RECORDED DATA:
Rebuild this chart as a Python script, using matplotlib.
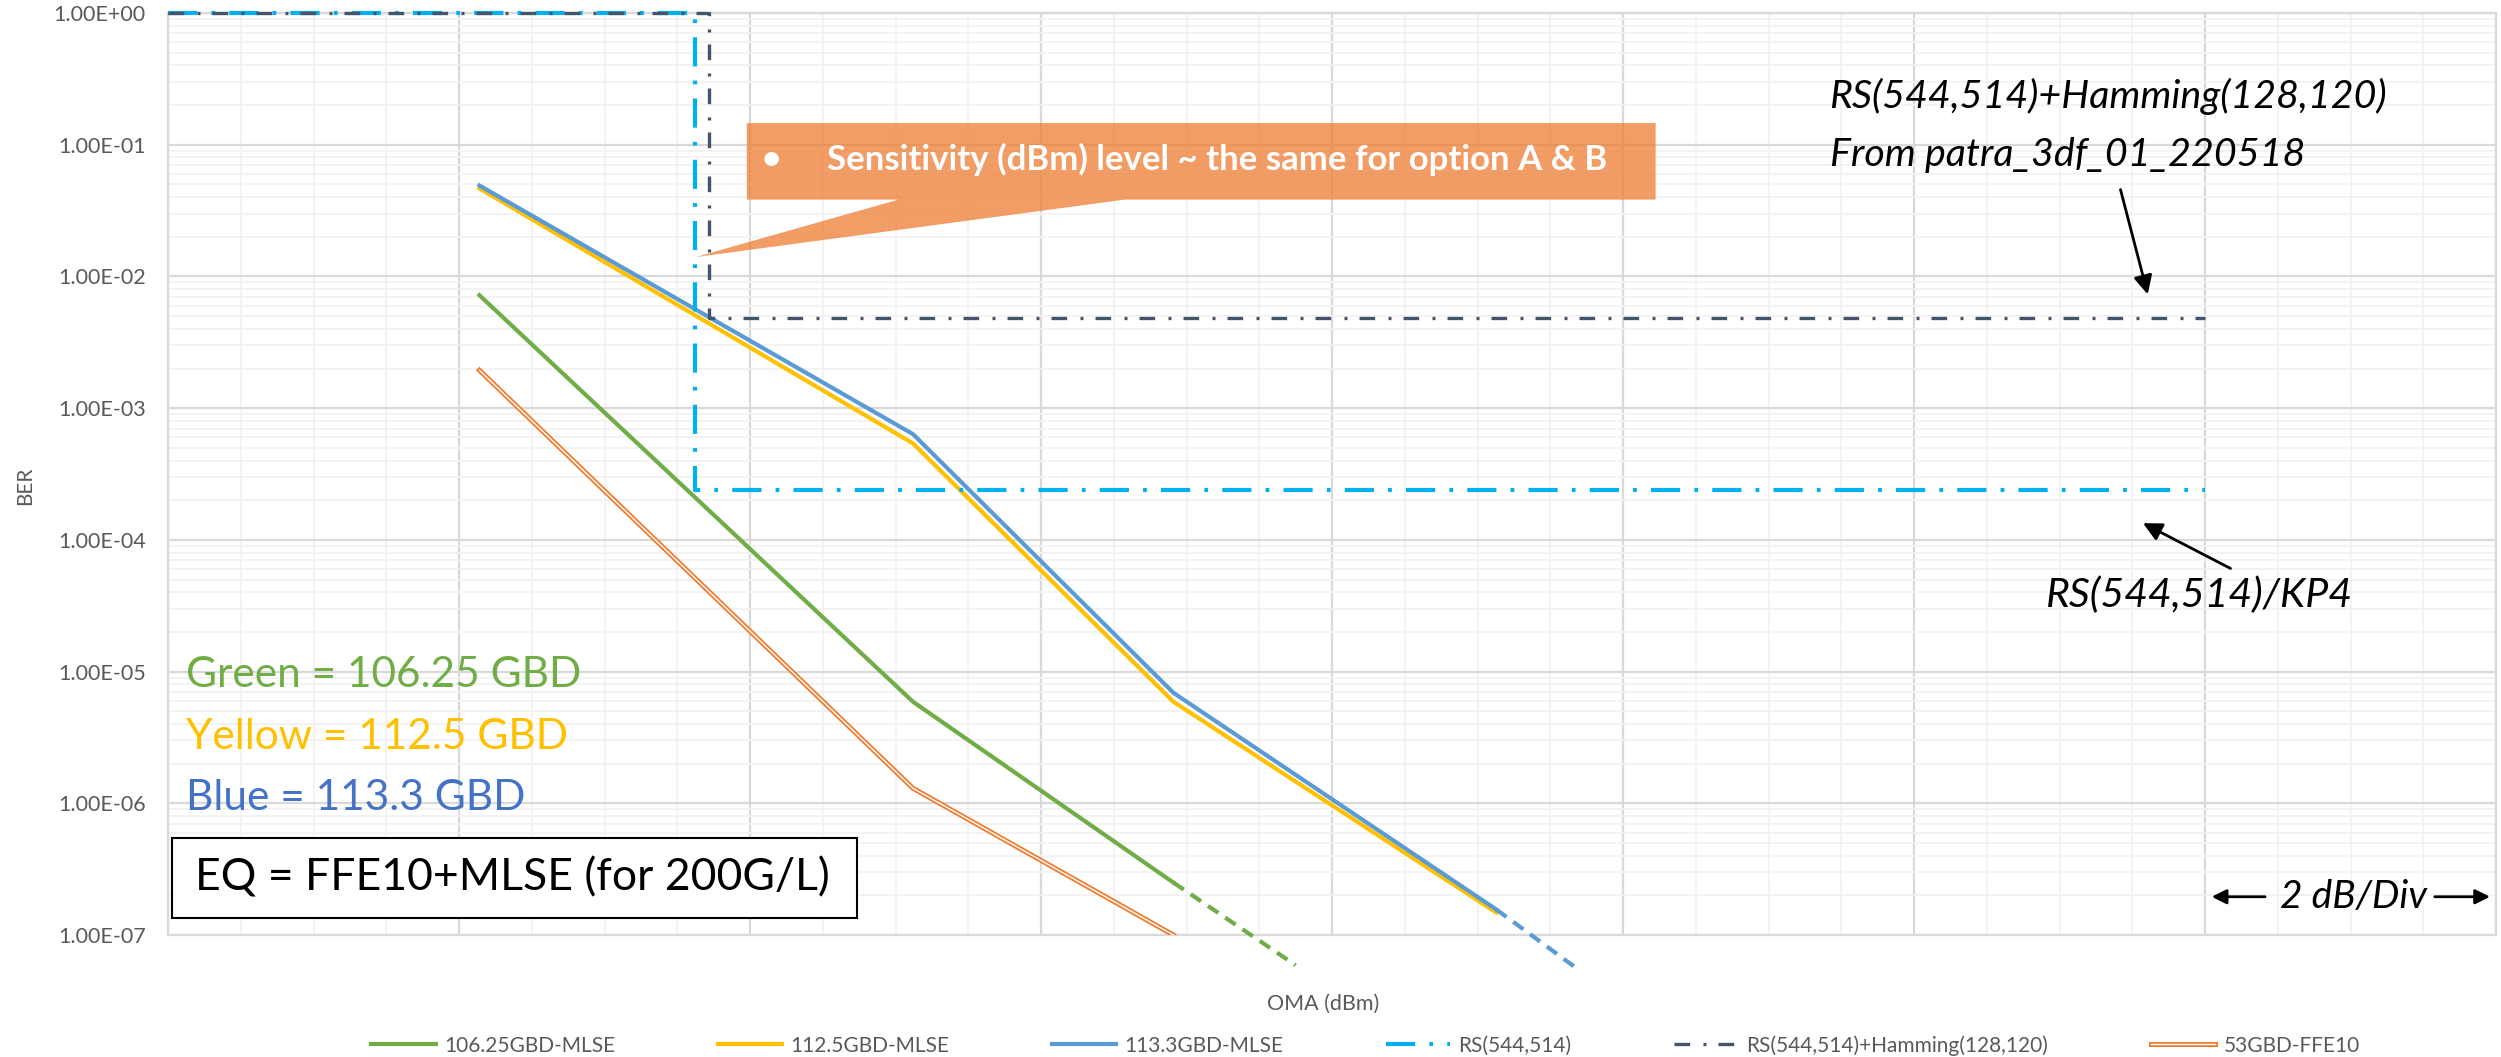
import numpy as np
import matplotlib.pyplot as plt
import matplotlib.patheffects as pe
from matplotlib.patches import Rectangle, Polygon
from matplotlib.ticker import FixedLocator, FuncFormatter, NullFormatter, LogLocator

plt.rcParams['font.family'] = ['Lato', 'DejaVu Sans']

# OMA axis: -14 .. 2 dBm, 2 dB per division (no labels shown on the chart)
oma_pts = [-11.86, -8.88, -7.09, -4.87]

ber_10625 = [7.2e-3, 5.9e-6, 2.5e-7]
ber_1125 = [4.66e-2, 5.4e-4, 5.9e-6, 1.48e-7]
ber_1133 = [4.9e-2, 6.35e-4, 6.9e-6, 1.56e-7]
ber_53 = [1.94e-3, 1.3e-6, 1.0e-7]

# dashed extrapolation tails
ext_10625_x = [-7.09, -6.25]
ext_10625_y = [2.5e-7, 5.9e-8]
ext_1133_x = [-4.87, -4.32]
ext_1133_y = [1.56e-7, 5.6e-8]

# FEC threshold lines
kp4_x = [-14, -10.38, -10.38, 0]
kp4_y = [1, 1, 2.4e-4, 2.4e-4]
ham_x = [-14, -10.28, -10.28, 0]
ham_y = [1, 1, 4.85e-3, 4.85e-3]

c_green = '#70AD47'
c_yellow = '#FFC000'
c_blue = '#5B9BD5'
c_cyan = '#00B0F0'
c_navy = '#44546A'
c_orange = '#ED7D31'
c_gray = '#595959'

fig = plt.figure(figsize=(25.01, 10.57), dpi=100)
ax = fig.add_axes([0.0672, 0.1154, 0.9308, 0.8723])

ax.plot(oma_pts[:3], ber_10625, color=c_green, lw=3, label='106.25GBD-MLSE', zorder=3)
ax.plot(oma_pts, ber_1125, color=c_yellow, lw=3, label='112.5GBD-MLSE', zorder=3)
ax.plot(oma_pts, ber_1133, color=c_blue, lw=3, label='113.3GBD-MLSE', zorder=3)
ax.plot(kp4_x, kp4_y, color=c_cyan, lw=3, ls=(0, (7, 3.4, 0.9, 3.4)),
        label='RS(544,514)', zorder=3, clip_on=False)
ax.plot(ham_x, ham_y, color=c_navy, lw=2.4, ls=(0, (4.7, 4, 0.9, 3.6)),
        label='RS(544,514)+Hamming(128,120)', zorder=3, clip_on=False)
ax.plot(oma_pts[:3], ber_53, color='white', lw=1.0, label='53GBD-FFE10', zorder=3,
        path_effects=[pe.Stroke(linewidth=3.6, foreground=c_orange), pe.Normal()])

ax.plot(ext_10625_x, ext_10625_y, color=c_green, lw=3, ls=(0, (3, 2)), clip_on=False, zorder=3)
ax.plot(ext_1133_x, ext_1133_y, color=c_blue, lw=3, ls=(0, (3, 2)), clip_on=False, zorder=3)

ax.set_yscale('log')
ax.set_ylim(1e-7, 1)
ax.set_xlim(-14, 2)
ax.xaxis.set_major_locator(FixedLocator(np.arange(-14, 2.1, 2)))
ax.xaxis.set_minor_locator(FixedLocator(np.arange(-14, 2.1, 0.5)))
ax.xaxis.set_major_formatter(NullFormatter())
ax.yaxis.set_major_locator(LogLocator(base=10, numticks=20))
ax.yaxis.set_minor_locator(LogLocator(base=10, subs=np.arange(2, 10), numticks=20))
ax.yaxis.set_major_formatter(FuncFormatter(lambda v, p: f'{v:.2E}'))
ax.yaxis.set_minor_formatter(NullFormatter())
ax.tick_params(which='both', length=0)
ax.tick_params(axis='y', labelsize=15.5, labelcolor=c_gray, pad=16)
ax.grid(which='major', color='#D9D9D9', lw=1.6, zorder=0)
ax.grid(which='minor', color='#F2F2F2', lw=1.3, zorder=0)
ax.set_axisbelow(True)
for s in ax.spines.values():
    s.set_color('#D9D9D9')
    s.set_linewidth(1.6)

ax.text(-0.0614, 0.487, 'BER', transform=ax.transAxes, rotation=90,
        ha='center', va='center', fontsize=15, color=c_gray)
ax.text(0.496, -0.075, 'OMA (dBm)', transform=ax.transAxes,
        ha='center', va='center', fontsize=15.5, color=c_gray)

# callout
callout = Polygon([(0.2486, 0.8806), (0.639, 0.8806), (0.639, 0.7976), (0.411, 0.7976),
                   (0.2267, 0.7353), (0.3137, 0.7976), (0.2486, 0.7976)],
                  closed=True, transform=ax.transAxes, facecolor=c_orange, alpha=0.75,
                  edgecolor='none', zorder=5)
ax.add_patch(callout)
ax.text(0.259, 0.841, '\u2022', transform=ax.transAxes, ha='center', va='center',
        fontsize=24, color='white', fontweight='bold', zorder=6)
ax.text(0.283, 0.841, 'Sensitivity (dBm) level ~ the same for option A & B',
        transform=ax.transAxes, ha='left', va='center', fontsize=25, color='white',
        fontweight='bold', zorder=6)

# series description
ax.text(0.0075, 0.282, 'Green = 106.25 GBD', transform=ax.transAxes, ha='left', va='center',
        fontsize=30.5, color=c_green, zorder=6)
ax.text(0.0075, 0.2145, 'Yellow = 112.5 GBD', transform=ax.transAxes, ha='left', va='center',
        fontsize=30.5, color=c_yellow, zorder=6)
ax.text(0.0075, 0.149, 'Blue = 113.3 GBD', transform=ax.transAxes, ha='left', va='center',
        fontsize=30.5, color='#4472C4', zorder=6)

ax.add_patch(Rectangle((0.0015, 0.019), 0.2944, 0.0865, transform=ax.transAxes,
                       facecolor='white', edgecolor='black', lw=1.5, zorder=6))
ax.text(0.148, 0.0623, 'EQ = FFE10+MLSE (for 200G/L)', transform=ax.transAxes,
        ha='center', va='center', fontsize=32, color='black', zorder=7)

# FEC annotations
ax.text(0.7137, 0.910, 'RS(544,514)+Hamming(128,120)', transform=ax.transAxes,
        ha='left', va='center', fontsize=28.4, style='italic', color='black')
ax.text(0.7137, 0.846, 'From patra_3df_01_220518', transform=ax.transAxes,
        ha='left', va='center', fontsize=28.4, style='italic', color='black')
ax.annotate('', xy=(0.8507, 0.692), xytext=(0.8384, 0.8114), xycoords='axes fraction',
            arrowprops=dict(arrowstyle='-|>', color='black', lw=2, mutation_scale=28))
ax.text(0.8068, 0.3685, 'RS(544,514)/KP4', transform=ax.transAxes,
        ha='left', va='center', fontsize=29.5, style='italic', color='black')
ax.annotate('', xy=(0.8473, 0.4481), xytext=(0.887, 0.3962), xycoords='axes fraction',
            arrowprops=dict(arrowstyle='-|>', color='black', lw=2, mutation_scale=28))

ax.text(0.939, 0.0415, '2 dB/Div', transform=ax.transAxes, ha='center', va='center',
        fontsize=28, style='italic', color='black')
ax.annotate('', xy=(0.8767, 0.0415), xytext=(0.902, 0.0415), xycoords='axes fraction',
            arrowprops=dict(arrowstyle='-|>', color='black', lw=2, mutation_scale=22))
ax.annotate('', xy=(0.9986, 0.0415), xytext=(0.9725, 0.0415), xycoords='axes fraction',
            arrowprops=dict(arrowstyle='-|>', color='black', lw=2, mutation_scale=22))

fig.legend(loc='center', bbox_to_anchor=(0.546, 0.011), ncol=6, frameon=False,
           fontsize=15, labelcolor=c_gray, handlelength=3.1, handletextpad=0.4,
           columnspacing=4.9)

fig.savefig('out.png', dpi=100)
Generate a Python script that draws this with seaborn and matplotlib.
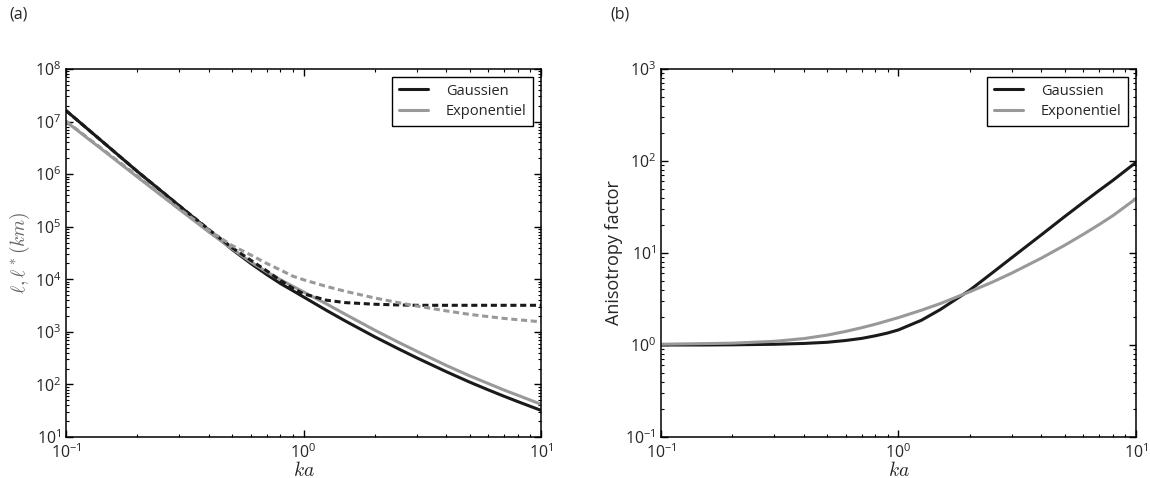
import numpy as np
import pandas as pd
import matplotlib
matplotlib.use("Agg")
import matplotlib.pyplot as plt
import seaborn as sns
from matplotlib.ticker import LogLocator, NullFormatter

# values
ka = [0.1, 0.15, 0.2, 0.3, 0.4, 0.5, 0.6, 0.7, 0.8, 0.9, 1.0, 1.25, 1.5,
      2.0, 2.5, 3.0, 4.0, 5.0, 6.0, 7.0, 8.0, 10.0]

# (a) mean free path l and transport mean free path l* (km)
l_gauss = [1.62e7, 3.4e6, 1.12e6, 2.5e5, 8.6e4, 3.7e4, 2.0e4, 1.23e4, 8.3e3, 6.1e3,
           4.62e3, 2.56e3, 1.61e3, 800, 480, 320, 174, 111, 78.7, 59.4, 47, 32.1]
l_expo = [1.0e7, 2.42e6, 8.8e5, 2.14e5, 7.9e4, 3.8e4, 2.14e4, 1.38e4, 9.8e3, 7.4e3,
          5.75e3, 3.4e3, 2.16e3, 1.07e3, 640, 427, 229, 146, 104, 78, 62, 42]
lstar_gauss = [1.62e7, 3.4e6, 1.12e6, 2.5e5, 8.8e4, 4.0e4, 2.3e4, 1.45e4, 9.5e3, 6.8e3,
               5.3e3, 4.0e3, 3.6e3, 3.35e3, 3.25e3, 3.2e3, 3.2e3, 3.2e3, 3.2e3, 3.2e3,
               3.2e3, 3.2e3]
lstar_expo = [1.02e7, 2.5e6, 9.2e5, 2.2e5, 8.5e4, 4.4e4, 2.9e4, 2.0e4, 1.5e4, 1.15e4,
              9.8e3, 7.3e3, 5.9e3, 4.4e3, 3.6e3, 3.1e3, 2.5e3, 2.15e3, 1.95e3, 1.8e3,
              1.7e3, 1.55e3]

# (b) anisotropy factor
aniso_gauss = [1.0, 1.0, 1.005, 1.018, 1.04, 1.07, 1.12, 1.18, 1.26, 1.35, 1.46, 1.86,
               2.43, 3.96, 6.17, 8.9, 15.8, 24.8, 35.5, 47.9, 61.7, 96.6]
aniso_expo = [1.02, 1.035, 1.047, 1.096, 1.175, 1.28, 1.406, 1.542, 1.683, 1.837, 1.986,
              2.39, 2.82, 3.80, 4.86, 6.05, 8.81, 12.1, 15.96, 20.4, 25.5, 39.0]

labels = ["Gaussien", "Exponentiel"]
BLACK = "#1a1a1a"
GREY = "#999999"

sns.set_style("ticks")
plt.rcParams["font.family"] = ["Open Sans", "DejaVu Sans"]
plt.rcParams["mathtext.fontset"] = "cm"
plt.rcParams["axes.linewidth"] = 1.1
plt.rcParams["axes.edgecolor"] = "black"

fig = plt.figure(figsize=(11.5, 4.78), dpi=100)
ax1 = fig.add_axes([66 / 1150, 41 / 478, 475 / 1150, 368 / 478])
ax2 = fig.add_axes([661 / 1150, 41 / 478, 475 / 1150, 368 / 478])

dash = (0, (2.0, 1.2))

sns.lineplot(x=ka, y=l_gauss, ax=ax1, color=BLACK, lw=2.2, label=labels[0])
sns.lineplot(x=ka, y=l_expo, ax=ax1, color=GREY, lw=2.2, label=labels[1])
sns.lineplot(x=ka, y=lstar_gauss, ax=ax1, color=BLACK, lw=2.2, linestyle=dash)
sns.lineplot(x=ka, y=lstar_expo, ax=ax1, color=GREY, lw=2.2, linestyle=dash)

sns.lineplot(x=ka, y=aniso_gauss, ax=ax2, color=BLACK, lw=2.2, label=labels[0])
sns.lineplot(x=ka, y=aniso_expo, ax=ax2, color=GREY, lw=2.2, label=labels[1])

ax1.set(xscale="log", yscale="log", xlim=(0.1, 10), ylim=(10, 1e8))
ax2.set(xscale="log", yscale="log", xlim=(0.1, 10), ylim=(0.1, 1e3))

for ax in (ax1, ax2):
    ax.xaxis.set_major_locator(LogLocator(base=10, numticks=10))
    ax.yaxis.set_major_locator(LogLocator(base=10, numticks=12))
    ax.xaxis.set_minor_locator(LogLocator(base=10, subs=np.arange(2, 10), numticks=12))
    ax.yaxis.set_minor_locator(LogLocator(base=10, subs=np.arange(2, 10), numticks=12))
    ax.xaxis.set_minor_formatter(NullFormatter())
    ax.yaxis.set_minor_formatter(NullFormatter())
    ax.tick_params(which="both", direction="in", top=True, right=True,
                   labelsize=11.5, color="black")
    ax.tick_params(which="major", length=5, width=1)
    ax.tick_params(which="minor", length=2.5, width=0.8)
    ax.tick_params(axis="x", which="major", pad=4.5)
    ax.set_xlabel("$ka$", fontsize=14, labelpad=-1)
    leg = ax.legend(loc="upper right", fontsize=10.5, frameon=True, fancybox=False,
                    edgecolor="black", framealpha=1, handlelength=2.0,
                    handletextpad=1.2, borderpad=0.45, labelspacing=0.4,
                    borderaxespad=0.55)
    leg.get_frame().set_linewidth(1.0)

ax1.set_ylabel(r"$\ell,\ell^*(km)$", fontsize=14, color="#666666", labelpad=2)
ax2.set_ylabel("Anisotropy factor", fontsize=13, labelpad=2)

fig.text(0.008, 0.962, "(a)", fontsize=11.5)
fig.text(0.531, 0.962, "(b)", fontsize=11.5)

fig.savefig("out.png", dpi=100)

WORK TO DO: From the records above, extract the lines from the one holding "Generate a Python" through the one holding "2.0, 2.5, 3.0, 4.0, 5.0, 6.0, 7.0, 8.0, 10.0]", word for word; omit the pictures.

PROBLEM SOLUTION:
Generate a Python script that draws this with seaborn and matplotlib.
import numpy as np
import pandas as pd
import matplotlib
matplotlib.use("Agg")
import matplotlib.pyplot as plt
import seaborn as sns
from matplotlib.ticker import LogLocator, NullFormatter

# values
ka = [0.1, 0.15, 0.2, 0.3, 0.4, 0.5, 0.6, 0.7, 0.8, 0.9, 1.0, 1.25, 1.5,
      2.0, 2.5, 3.0, 4.0, 5.0, 6.0, 7.0, 8.0, 10.0]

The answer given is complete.